Dom Quixote (idealista) e Sancho Pança
(realista) são paradigmas do Homem a caminho de si mesmo. (Em termos da
metáfora cristã dir-se-ia que estes modelos do mesmo ser se realizam no caminho
e na meta JC, o protótipo do caminhar num processo de reunião de todo o ser e
na união de todas as paisagens materiais e imateriais numa mesma existência).
António
da Cunha Duarte Justo
Pegadas do Tempo: http://antonio-justo.eu/?p=3547
(1) No mesmo dia fenece
também um outro grande luzeiro da literatura mundial: Shakespeare
o maior dramaturgo da humanidade.
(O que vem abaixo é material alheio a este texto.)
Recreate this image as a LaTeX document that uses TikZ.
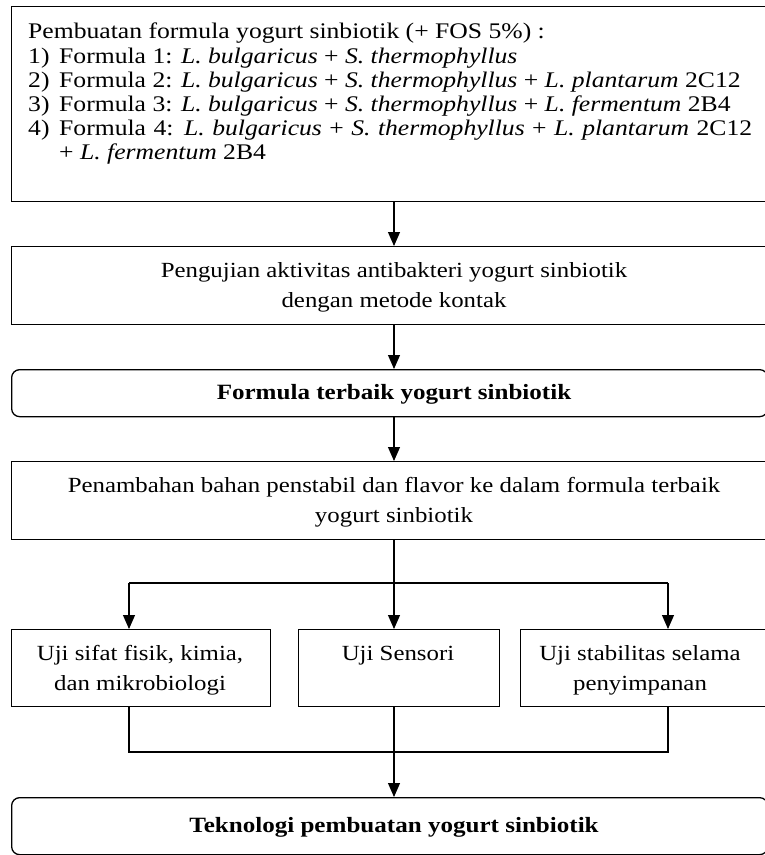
\documentclass[tikz,border=0pt]{standalone}
\usepackage{fontspec}
\setmainfont{Liberation Serif}[FakeStretch=1.15]
\usetikzlibrary{arrows.meta}
\begin{document}
\begin{tikzpicture}[x=1pt,y=-1pt,
  box/.style={draw, line width=1.3pt, inner sep=0pt, anchor=north west},
  rbox/.style={box, rounded corners=8pt},
  txt/.style={font=\fontsize{21.6}{24}\selectfont, inner sep=0pt},
  ttxt/.style={font=\fontsize{22.3}{24}\selectfont, inner sep=0pt, anchor=base west},
  btxt/.style={txt, font=\fontsize{21.8}{24}\selectfont\bfseries},
  arr/.style={line width=1.1pt, -{Triangle[length=14pt,width=12pt]}},
  ln/.style={line width=1.1pt}]
\useasboundingbox (0,0) rectangle (765,855);
% boxes
\node[box, minimum width=756pt, minimum height=195pt] (b1) at (11,6) {};
\node[box, minimum width=756pt, minimum height=78pt] (b2) at (11,246) {};
\node[rbox, minimum width=756pt, minimum height=47pt] (b3) at (11,369) {};
\node[box, minimum width=756pt, minimum height=78pt] (b4) at (11,461) {};
\node[box, minimum width=259pt, minimum height=77pt] (bA) at (11,629) {};
\node[box, minimum width=201pt, minimum height=77pt] (bB) at (298,629) {};
\node[box, minimum width=247pt, minimum height=77pt] (bC) at (520,629) {};
\node[rbox, minimum width=756pt, minimum height=57pt] (b5) at (11,797) {};
% texts
\node[ttxt] (t0) at (28,38) {Pembuatan formula yogurt sinbiotik (+ FOS 5\%) :};
\node[ttxt] (n1) at (28,63) {1)};
\node[ttxt] (f1) at (59,63) {Formula 1: \textit{L. bulgaricus} + \textit{S. thermophyllus}};
\node[ttxt] (n2) at (28,87) {2)};
\node[ttxt] (f2) at (59,87) {Formula 2: \textit{L. bulgaricus} + \textit{S. thermophyllus} + \textit{L. plantarum} 2C12};
\node[ttxt] (n3) at (28,111) {3)};
\node[ttxt] (f3) at (59,111) {Formula 3: \textit{L. bulgaricus} + \textit{S. thermophyllus} + \textit{L. fermentum} 2B4};
\node[ttxt] (n4) at (28,135) {4)};
\node[ttxt] (f4) at (59,135) {\makebox[693pt][s]{Formula 4: \textit{L. bulgaricus} + \textit{S. thermophyllus} + \textit{L. plantarum} 2C12}};
\node[ttxt] (f4b) at (59,159) {+ \textit{L. fermentum} 2B4};
\node[txt, anchor=base] (t2a) at (394,277) {Pengujian aktivitas antibakteri yogurt sinbiotik};
\node[txt, anchor=base] (t2b) at (394,307) {dengan metode kontak};
\node[btxt, anchor=base] (t3) at (394,399) {Formula terbaik yogurt sinbiotik};
\node[txt, anchor=base] (t4a) at (394,492) {Penambahan bahan penstabil dan flavor ke dalam formula terbaik};
\node[txt, anchor=base] (t4b) at (394,522) {yogurt sinbiotik};
\node[txt, anchor=base] (tAa) at (140,660) {Uji sifat fisik, kimia,};
\node[txt, anchor=base] (tAb) at (140,690) {dan mikrobiologi};
\node[txt, anchor=base] (tB) at (398,660) {Uji Sensori};
\node[txt, anchor=base] (tCa) at (640,660) {Uji stabilitas selama};
\node[txt, anchor=base] (tCb) at (640,690) {penyimpanan};
\node[btxt, anchor=base] (t5) at (394,832) {Teknologi pembuatan yogurt sinbiotik};
% connectors
\coordinate (xc) at (394,0);
\coordinate (xa) at (129,0);
\coordinate (xr) at (668,0);
\coordinate (split) at (0,583);
\coordinate (join) at (0,752);
\draw[arr] (b1.south -| xc) -- (b2.north -| xc);
\draw[arr] (b2.south -| xc) -- (b3.north -| xc);
\draw[arr] (b3.south -| xc) -- (b4.north -| xc);
\draw[ln] (b4.south -| xc) -- (xc |- split);
\draw[ln] (xa |- split) -- (xr |- split);
\draw[arr] (xa |- split) -- (bA.north -| xa);
\draw[arr] (xc |- split) -- (bB.north -| xc);
\draw[arr] (xr |- split) -- (bC.north -| xr);
\draw[ln] (bA.south -| xa) -- (xa |- join) -- (xr |- join) -- (bC.south -| xr);
\draw[ln] (bB.south -| xc) -- (xc |- join);
\draw[arr] (xc |- join) -- (b5.north -| xc);
\end{tikzpicture}
\end{document}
Este é lembrado por todos no seu mote “Ser ou
não ser, esta é a questão” onde se reconhece a pergunta que ultrapassa a
questão da vida e da morte e reconhece a existência como feita de bem e de mal,
de intrigas e confusões amorosas, de ganância e desespero.
(2) A vida e a obra de
Cervantes têm ressaibos da odisseia de Ulisses. Personalidades como Camões,
Shakespeare e Cervantes marcam e perpetuam o Renascimento!
1 comentário:
Muito bom.
Cervantes foi genial em sua forma de mostrar o aparente embate entre ideal e realidade. Ambas facetas das quais precisamos para caminhar-mos.
Saudações aos participantes , em especial ao sr. Antônio Justo.